Corriere del Veneto (Venezia e Mestre)
Giuseppe Gallo Un «antipop» in mostra a Verona
Verona, alla Galleria dello Scudo la mostra «Il teatro assurdo del viandante»
Ha messo un pollaio in una galleria d’arte. Considerato poi che di cognome fa Gallo, l’ironico gioco di rimandi tra contenuto, contenitore e autore è evidente. In realtà, dietro questa leggerezza, c’è l’impegno di un artista che vuole far recuperare allo sguardo una qualità perduta. La sua mostra personale, dal titolo «Il teatro assurdo del viandante», a cura di Laura Cherubini (ingresso libero, fino al 31 marzo), sarà inaugurata sabato sera alla Galleria dello Scudo diretta da Massimo Di Carlo, a 12 anni dalla sua precedente mostra in questa sede. «Abbiamo perso la capacità di guardare – spiega Giuseppe Gallo di fronte al suo “pollaio”, che in realtà si chiama Galleria.- Dobbiamo tornare a guardare la natura, a riscoprirla». Non a caso la scaletta è fatta di pezzi di legno ritorti, come solo la natura sa fare, «un pezzo unico non replicabile. E il “pollaio” come tale deve essere utilizzato, altrimenti non lo vendo».

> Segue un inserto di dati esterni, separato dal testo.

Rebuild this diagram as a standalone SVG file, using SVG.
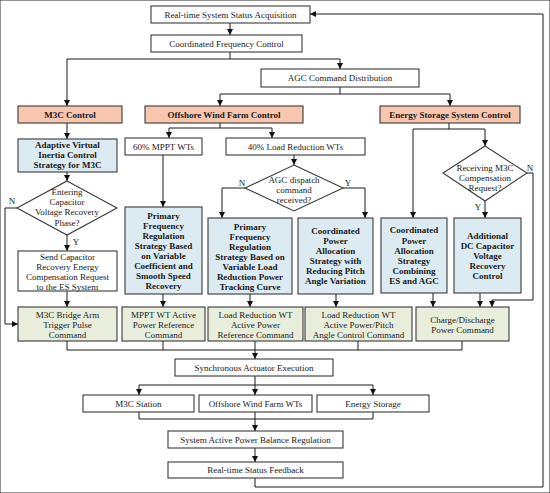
<svg xmlns="http://www.w3.org/2000/svg" width="550" height="493" viewBox="0 0 550 493">
<defs>
<marker id="ah" markerWidth="6" markerHeight="6" refX="6" refY="3" orient="auto" markerUnits="userSpaceOnUse">
<path d="M0,0 L6,3 L0,6 Z" fill="#111"/>
</marker>
<style>
rect, polygon { stroke:#3a3a3a; stroke-width:1.1; }
.w { fill:#ffffff; }
.o { fill:#f8c6ae; }
.b { fill:#dcebf2; }
.g { fill:#e9eedc; }
text { font-family:"Liberation Serif", "Times New Roman", serif; font-size:9px; fill:#1a1a1a; text-anchor:middle; }
.bt { font-weight:bold; }
#connectors path { fill:none; stroke:#1a1a1a; stroke-width:1; }
.ar { marker-end:url(#ah); }
</style>
</defs>
<rect x="0" y="0" width="550" height="493" fill="#ffffff" stroke="none"/>

<g id="connectors">
<path class="ar" d="M255,478 V487 H543 V14 H310"/>
<path class="ar" d="M230,23 V35"/>
<path d="M230,52 V59 M67,59 H340"/>
<path class="ar" d="M67,59 V106"/>
<path class="ar" d="M340,59 V69"/>
<path d="M340,87 V94 M220,94 H450"/>
<path class="ar" d="M220,94 V106"/>
<path class="ar" d="M450,94 V106"/>
<path class="ar" d="M67,123 V139"/>
<path class="ar" d="M67,172 V181"/>
<path class="ar" d="M17,208 H5 V324 H18"/>
<path class="ar" d="M67,235 V251"/>
<path class="ar" d="M67,291 V307"/>
<path d="M220,123 V128 M169,128 H272"/>
<path class="ar" d="M169,128 V138"/>
<path class="ar" d="M272,128 V138"/>
<path class="ar" d="M163,155 V207"/>
<path class="ar" d="M294,155 V165"/>
<path class="ar" d="M245,188 H222 V218"/>
<path class="ar" d="M343,188 H365 V218"/>
<path class="ar" d="M163,294 V307"/>
<path class="ar" d="M250,294 V307"/>
<path class="ar" d="M336,294 V307"/>
<path d="M449,123 V129 M413,129 H485"/>
<path class="ar" d="M413,129 V218"/>
<path class="ar" d="M485,129 V146"/>
<path class="ar" d="M485,201 V218"/>
<path class="ar" d="M527,173 H533 V300 H492 V307"/>
<path class="ar" d="M433,293 V307"/>
<path class="ar" d="M480,293 V307"/>
<path d="M67,341 V350 H462 M163,341 V350 M255,341 V350 M358,341 V350 M462,341 V350"/>
<path class="ar" d="M255,350 V359"/>
<path d="M255,376 V385 M139,385 H373"/>
<path class="ar" d="M139,385 V395"/>
<path class="ar" d="M255,385 V395"/>
<path class="ar" d="M373,385 V395"/>
<path d="M139,412 V419 H373 V412"/>
<path class="ar" d="M255,412 V431"/>
<path class="ar" d="M255,448 V462"/>
</g>

<g id="acq"><rect class="w" x="151" y="6" width="159" height="17"/><text x="230.5" y="17.5">Real-time System Status Acquisition</text></g>
<g id="cfc"><rect class="w" x="151" y="35" width="151" height="17"/><text x="226.5" y="46.5">Coordinated Frequency Control</text></g>
<g id="agc"><rect class="w" x="261" y="69" width="158" height="18"/><text x="340" y="81">AGC Command Distribution</text></g>

<g id="m3c"><rect class="o" x="18" y="106" width="104" height="17"/><text class="bt" x="70" y="117.5">M3C Control</text></g>
<g id="owf"><rect class="o" x="145" y="106" width="158" height="17"/><text class="bt" x="224" y="117.5">Offshore Wind Farm Control</text></g>
<g id="ess"><rect class="o" x="380" y="106" width="140" height="17"/><text class="bt" x="450" y="117.5">Energy Storage System Control</text></g>

<g id="avi"><rect class="b" x="18" y="139" width="99" height="33"/>
<text class="bt" x="67.5" y="148">Adaptive Virtual</text>
<text class="bt" x="67.5" y="158">Inertia Control</text>
<text class="bt" x="67.5" y="168">Strategy for M3C</text></g>

<g id="d1"><polygon class="w" points="67,181 117,208 67,235 17,208"/>
<text x="67" y="195">Entering</text>
<text x="67" y="205">Capacitor</text>
<text x="67" y="215">Voltage Recovery</text>
<text x="67" y="226">Phase?</text></g>
<g id="lbl"><text x="12" y="204">N</text><text x="76" y="245">Y</text>
<text x="242" y="186">N</text><text x="348" y="186">Y</text>
<text x="530" y="171">N</text><text x="478" y="210">Y</text></g>

<g id="send"><rect class="w" x="18" y="251" width="99" height="40"/>
<text x="67.5" y="260">Send Capacitor</text>
<text x="67.5" y="270">Recovery Energy</text>
<text x="67.5" y="280">Compensation Request</text>
<text x="67.5" y="290">to the ES System</text></g>

<g id="bridge"><rect class="g" x="18" y="307" width="99" height="34"/>
<text x="67.5" y="318">M3C Bridge Arm</text>
<text x="67.5" y="328">Trigger Pulse</text>
<text x="67.5" y="338">Command</text></g>

<g id="mppt60"><rect class="w" x="125" y="138" width="77" height="17"/><text x="163.5" y="149.5">60% MPPT WTs</text></g>
<g id="lr40"><rect class="w" x="226" y="138" width="139" height="17"/><text x="295.5" y="149.5">40% Load Reduction WTs</text></g>

<g id="pfr1"><rect class="b" x="125" y="207" width="77" height="87"/>
<text class="bt" x="163.5" y="219">Primary</text>
<text class="bt" x="163.5" y="229">Frequency</text>
<text class="bt" x="163.5" y="239">Regulation</text>
<text class="bt" x="163.5" y="249">Strategy Based</text>
<text class="bt" x="163.5" y="259">on Variable</text>
<text class="bt" x="163.5" y="269">Coefficient and</text>
<text class="bt" x="163.5" y="279">Smooth Speed</text>
<text class="bt" x="163.5" y="289">Recovery</text></g>

<g id="d2"><polygon class="w" points="294,165 343,188 294,211 245,188"/>
<text x="294" y="183">AGC dispatch</text>
<text x="294" y="193">command</text>
<text x="294" y="203">received?</text></g>

<g id="pfr2"><rect class="b" x="208" y="218" width="84" height="76"/>
<text class="bt" x="250" y="230">Primary</text>
<text class="bt" x="250" y="240">Frequency</text>
<text class="bt" x="250" y="250">Regulation</text>
<text class="bt" x="250" y="260">Strategy Based on</text>
<text class="bt" x="250" y="270">Variable Load</text>
<text class="bt" x="250" y="280">Reduction Power</text>
<text class="bt" x="250" y="290">Tracking Curve</text></g>

<g id="cpa1"><rect class="b" x="298" y="218" width="75" height="76"/>
<text class="bt" x="335.5" y="234">Coordinated</text>
<text class="bt" x="335.5" y="244">Power</text>
<text class="bt" x="335.5" y="254">Allocation</text>
<text class="bt" x="335.5" y="264">Strategy with</text>
<text class="bt" x="335.5" y="274">Reducing Pitch</text>
<text class="bt" x="335.5" y="284">Angle Variation</text></g>

<g id="d3"><polygon class="w" points="485,146 527,173 485,201 443,173"/>
<text x="485" y="171">Receiving M3C</text>
<text x="485" y="181">Compensation</text>
<text x="485" y="191">Request?</text></g>

<g id="cpa2"><rect class="b" x="381" y="218" width="66" height="75"/>
<text class="bt" x="414" y="233">Coordinated</text>
<text class="bt" x="414" y="244">Power</text>
<text class="bt" x="414" y="254">Allocation</text>
<text class="bt" x="414" y="264">Strategy</text>
<text class="bt" x="414" y="274">Combining</text>
<text class="bt" x="414" y="284">ES and AGC</text></g>

<g id="dc"><rect class="b" x="454" y="218" width="67" height="75"/>
<text class="bt" x="487.5" y="239">Additional</text>
<text class="bt" x="487.5" y="249">DC Capacitor</text>
<text class="bt" x="487.5" y="259">Voltage</text>
<text class="bt" x="487.5" y="269">Recovery</text>
<text class="bt" x="487.5" y="279">Control</text></g>

<g id="cmd_mppt"><rect class="g" x="122" y="307" width="83" height="34"/>
<text x="163.5" y="318">MPPT WT Active</text>
<text x="163.5" y="328">Power Reference</text>
<text x="163.5" y="338">Command</text></g>
<g id="cmd_lr"><rect class="g" x="208" y="307" width="95" height="34"/>
<text x="255.5" y="318">Load Reduction WT</text>
<text x="255.5" y="328">Active Power</text>
<text x="255.5" y="338">Reference Command</text></g>
<g id="cmd_pitch"><rect class="g" x="305" y="307" width="107" height="34"/>
<text x="358.5" y="318">Load Reduction WT</text>
<text x="358.5" y="328">Active Power/Pitch</text>
<text x="358.5" y="338">Angle Control Command</text></g>
<g id="cmd_cd"><rect class="g" x="416" y="307" width="93" height="34"/>
<text x="462.5" y="323">Charge/Discharge</text>
<text x="462.5" y="333">Power Command</text></g>

<g id="sync"><rect class="w" x="175" y="359" width="158" height="17"/><text x="254" y="370.5">Synchronous Actuator Execution</text></g>
<g id="st1"><rect class="w" x="83" y="395" width="111" height="17"/><text x="138.5" y="406.5">M3C Station</text></g>
<g id="st2"><rect class="w" x="199" y="395" width="113" height="17"/><text x="255.5" y="406.5">Offshore Wind Farm WTs</text></g>
<g id="st3"><rect class="w" x="317" y="395" width="112" height="17"/><text x="373" y="406.5">Energy Storage</text></g>
<g id="bal"><rect class="w" x="168" y="431" width="175" height="17"/><text x="255.5" y="442.5">System Active Power Balance Regulation</text></g>
<g id="fb"><rect class="w" x="168" y="462" width="175" height="16"/><text x="255.5" y="473">Real-time Status Feedback</text></g>
</svg>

Sembra di percepire qualcosa di assimilabile ai modi della pop art nella scelta di dare valore estetico a un oggetto di uso quotidiano. «Io lo definirei piuttosto un modo “antipop” – replica l’artista -: gli oggetti che scelgo non hanno un’identità mediatica, come il volto di una star (Marilyn) o un prodotto di marca diffusa, ma sono oggetti semplici o i volti di scienziati che nessuno conosce, ma che hanno trasformato la nostra vita con le loro scoperte». Gallo non ama restare dentro una cifra stilistica riconoscibile, ma sperimentare continuamente, a partire dalle materie e dalle tecniche che conosce profondamente. Ad accogliere i visitatori sarà una sequenza di opere ispirate alla Via lattea di grande lirismo. «Sono lavori – spiega l’autore – molto complessi dal punto di vista tecnico, che richiedono sovrapposizioni e stratificazioni multiple. Il risultato è questo effetto a intarsio di una miriade di frammenti colorati, tutti di forme diverse, derivate dalla scomposizione di altre forme, anche se qualcuna resta ancora riconoscibile qua e là, così come qualche frammento di parola. Le tecniche coinvolte sono quelle dell’affresco, dell’olio, della tempera, dell’acquerello… Ci vuole molto per realizzarle: il senso del tempo che ne deriva è molto importante per me».
Il tempo assorbito dalla lavorazione è fattore quindi determinante, come nella realizzazione di un’altra opera monumentale installata nella galleria: una sorta di diaframma, una grata composta da molte parti in bronzo, montate insieme, a loro volte fuse su forme ricavate da legni. Anche qui l’inizio sta nell’ispirazione dalle forme trovate in natura per giungere a una formalizzazione attraverso un procedimento complesso. «Ciò che desideravo era– spiega Gallo – che si percepisse l’origine nelle forme naturali, la mia sfida poi è usare i linguaggi e le tecniche tradizionali per formalizzarle in opera».